What you need to do:
Print, exactly and with both ends included, the lines below that run from the one containing "Write the Apache ECharts code for this chart." to the one containing "const LINE = '#d9d9d9';". Pictures are omitted.

Data extract:
----

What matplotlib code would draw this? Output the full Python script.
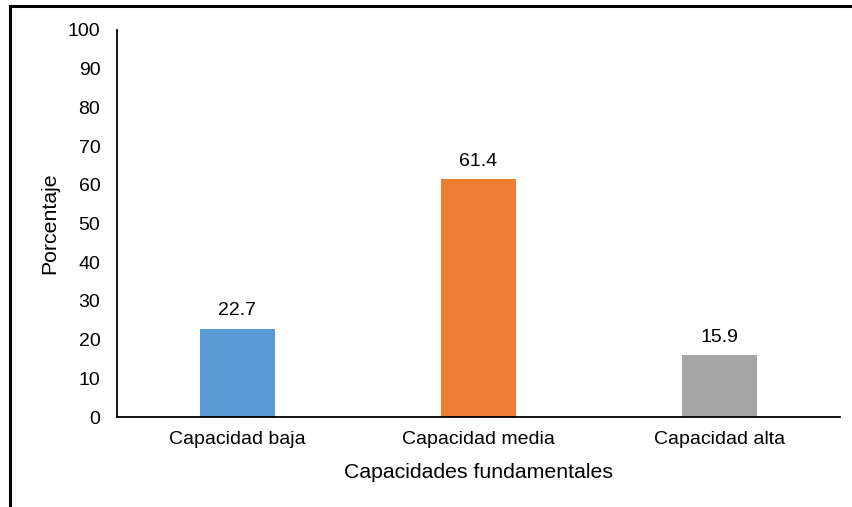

----

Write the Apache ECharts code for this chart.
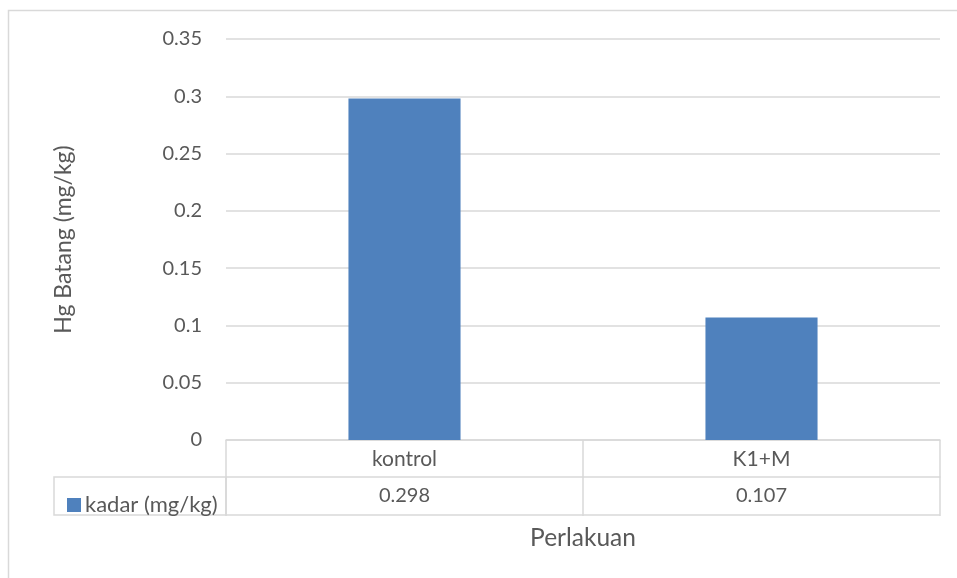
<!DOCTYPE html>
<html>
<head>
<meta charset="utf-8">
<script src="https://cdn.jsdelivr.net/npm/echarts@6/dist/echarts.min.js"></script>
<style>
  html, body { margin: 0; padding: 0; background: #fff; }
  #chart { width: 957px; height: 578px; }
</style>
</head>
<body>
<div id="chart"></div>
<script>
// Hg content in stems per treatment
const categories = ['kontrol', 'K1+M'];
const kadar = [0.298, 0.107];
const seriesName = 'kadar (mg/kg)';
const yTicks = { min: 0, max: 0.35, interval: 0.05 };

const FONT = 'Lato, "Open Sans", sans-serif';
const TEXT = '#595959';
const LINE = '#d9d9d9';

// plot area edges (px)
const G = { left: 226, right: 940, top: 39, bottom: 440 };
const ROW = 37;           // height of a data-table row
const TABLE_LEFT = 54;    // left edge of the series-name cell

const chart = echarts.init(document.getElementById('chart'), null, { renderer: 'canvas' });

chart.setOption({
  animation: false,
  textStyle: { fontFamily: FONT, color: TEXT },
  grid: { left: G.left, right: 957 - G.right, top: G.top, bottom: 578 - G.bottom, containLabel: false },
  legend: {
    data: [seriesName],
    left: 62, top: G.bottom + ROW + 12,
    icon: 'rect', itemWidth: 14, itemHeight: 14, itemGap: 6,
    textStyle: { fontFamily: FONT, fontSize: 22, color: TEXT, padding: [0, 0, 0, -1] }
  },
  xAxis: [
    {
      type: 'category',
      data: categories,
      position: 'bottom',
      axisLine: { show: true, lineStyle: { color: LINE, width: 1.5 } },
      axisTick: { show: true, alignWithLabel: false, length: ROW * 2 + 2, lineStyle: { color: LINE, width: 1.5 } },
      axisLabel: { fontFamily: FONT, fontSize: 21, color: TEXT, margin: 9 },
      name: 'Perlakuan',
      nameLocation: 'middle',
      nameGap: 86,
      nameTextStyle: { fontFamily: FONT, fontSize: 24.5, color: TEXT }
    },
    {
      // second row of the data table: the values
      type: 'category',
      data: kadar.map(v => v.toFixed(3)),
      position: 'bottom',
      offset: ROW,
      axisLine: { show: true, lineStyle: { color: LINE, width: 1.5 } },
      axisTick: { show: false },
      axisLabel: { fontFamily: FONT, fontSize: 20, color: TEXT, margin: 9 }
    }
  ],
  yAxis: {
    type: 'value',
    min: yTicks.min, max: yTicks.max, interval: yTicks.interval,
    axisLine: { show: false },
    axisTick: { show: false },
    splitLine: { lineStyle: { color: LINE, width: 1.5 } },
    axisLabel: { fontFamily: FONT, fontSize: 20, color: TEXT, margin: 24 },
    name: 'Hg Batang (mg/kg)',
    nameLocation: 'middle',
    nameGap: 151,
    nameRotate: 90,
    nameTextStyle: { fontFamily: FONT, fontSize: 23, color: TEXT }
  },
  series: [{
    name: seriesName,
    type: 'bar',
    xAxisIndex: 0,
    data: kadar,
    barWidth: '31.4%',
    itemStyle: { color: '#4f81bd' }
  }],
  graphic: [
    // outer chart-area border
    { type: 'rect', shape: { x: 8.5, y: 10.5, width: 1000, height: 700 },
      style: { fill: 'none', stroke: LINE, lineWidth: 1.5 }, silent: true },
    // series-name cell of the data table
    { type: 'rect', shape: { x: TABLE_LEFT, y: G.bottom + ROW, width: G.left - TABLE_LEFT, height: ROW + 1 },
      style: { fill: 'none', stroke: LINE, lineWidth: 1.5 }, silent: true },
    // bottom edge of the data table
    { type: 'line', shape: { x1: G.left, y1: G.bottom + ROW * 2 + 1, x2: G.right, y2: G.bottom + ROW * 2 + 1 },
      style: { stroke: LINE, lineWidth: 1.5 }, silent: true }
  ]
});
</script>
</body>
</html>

----

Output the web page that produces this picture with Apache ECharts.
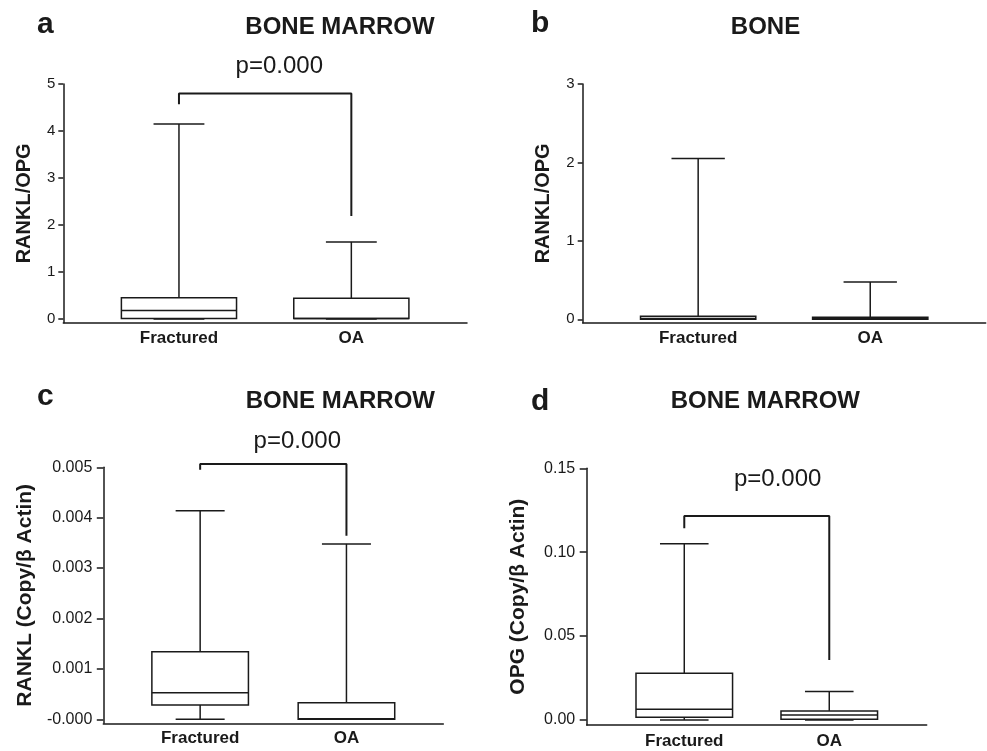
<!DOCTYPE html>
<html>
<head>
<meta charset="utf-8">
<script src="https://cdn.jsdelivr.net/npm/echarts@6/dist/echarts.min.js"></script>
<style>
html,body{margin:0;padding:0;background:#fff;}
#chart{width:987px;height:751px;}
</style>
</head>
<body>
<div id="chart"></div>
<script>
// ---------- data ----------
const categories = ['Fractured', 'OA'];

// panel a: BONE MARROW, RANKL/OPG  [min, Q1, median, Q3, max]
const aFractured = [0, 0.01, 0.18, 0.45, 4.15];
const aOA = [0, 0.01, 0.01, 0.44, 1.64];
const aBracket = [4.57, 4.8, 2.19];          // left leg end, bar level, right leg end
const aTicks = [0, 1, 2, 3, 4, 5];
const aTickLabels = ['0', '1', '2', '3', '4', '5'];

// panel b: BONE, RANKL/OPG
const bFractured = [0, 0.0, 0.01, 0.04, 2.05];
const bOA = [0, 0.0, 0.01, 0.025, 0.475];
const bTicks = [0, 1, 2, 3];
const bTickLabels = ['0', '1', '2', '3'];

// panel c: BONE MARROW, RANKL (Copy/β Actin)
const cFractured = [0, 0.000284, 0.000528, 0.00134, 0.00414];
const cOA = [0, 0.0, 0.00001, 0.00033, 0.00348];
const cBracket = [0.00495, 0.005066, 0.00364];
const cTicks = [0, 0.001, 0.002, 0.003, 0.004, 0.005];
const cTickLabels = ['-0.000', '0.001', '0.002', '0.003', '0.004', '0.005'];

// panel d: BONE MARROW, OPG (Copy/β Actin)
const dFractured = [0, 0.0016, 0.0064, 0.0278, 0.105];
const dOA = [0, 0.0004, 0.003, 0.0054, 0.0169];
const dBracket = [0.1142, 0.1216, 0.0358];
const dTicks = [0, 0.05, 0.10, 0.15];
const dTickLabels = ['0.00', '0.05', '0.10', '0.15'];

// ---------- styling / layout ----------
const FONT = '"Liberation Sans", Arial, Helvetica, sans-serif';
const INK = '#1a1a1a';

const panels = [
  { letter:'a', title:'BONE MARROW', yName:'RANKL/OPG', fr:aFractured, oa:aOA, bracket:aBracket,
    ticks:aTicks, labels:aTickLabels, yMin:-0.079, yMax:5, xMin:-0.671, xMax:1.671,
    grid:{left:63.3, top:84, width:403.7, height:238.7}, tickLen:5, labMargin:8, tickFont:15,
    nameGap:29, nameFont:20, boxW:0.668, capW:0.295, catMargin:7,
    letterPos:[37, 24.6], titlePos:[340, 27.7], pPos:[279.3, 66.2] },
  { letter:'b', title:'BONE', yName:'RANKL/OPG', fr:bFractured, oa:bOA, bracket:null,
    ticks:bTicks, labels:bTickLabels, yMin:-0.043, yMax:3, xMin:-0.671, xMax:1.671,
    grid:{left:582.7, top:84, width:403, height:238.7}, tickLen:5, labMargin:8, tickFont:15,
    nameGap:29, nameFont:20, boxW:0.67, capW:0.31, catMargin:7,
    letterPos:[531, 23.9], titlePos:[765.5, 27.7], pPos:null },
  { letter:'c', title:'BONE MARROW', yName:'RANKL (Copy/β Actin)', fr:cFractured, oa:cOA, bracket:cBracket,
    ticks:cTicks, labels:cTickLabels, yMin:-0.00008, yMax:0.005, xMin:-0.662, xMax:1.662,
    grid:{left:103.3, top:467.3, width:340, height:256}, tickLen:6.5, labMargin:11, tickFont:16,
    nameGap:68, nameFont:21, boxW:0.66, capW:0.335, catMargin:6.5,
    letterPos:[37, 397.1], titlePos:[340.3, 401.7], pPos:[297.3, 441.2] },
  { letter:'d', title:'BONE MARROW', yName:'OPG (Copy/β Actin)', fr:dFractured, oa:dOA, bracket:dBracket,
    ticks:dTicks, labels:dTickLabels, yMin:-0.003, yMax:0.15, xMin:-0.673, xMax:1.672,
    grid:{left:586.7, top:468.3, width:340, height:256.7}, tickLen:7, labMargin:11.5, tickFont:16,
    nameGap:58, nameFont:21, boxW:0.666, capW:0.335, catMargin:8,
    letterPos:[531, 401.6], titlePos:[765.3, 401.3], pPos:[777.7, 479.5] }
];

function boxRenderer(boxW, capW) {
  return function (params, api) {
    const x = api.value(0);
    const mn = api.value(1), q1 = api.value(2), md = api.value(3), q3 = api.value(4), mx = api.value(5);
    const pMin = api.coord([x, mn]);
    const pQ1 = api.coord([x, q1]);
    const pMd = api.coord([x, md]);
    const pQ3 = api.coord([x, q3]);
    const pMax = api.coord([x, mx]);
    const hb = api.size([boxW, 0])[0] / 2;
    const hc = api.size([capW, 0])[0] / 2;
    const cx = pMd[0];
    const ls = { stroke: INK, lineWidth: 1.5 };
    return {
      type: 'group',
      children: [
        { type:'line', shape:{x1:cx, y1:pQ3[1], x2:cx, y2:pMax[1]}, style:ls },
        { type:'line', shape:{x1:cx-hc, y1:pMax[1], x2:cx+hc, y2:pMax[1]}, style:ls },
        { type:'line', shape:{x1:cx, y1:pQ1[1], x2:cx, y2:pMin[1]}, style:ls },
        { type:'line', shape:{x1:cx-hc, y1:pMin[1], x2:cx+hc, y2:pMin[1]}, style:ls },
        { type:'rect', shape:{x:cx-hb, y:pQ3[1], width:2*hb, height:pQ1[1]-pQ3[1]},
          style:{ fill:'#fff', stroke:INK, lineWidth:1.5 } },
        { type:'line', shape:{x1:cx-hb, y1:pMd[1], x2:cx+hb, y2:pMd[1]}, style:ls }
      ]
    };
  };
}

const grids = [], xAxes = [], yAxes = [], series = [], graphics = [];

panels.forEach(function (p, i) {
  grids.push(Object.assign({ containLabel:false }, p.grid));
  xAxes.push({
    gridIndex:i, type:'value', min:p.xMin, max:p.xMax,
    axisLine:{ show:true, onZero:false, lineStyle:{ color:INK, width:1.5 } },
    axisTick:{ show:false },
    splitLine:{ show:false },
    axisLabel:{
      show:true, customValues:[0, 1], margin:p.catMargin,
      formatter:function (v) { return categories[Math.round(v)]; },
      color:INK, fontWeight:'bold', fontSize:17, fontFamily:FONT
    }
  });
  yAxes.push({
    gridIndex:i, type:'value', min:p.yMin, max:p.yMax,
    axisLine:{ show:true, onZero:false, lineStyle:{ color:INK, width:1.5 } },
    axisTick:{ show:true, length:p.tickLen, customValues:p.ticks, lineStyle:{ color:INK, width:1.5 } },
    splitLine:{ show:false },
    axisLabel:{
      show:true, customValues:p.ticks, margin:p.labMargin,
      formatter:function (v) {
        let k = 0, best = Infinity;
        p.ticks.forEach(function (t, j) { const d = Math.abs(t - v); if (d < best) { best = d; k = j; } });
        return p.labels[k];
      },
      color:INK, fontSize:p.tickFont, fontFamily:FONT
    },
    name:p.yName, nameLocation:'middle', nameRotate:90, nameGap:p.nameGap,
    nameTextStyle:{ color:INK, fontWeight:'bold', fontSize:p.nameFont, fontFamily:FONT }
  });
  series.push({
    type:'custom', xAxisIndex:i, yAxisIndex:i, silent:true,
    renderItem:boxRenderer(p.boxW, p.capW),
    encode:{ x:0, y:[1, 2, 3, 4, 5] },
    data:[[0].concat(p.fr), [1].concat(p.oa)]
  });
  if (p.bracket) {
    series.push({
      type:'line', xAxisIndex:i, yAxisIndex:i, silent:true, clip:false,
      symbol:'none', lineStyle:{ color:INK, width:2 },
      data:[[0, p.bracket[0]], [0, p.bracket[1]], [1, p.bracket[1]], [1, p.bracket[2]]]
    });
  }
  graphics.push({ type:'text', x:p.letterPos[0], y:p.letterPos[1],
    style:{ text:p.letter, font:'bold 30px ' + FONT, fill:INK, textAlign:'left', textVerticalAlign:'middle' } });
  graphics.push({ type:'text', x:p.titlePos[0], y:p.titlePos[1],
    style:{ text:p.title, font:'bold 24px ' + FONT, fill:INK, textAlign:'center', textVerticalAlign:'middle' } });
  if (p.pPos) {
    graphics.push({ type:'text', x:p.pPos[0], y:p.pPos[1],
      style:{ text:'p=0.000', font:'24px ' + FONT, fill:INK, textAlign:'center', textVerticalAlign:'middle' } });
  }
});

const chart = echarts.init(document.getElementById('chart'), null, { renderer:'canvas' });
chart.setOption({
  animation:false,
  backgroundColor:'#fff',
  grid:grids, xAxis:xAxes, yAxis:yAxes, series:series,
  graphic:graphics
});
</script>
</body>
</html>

----

Result for this task:
Write the Apache ECharts code for this chart.
<!DOCTYPE html>
<html>
<head>
<meta charset="utf-8">
<script src="https://cdn.jsdelivr.net/npm/echarts@6/dist/echarts.min.js"></script>
<style>
  html, body { margin: 0; padding: 0; background: #fff; }
  #chart { width: 957px; height: 578px; }
</style>
</head>
<body>
<div id="chart"></div>
<script>
// Hg content in stems per treatment
const categories = ['kontrol', 'K1+M'];
const kadar = [0.298, 0.107];
const seriesName = 'kadar (mg/kg)';
const yTicks = { min: 0, max: 0.35, interval: 0.05 };

const FONT = 'Lato, "Open Sans", sans-serif';
const TEXT = '#595959';
const LINE = '#d9d9d9';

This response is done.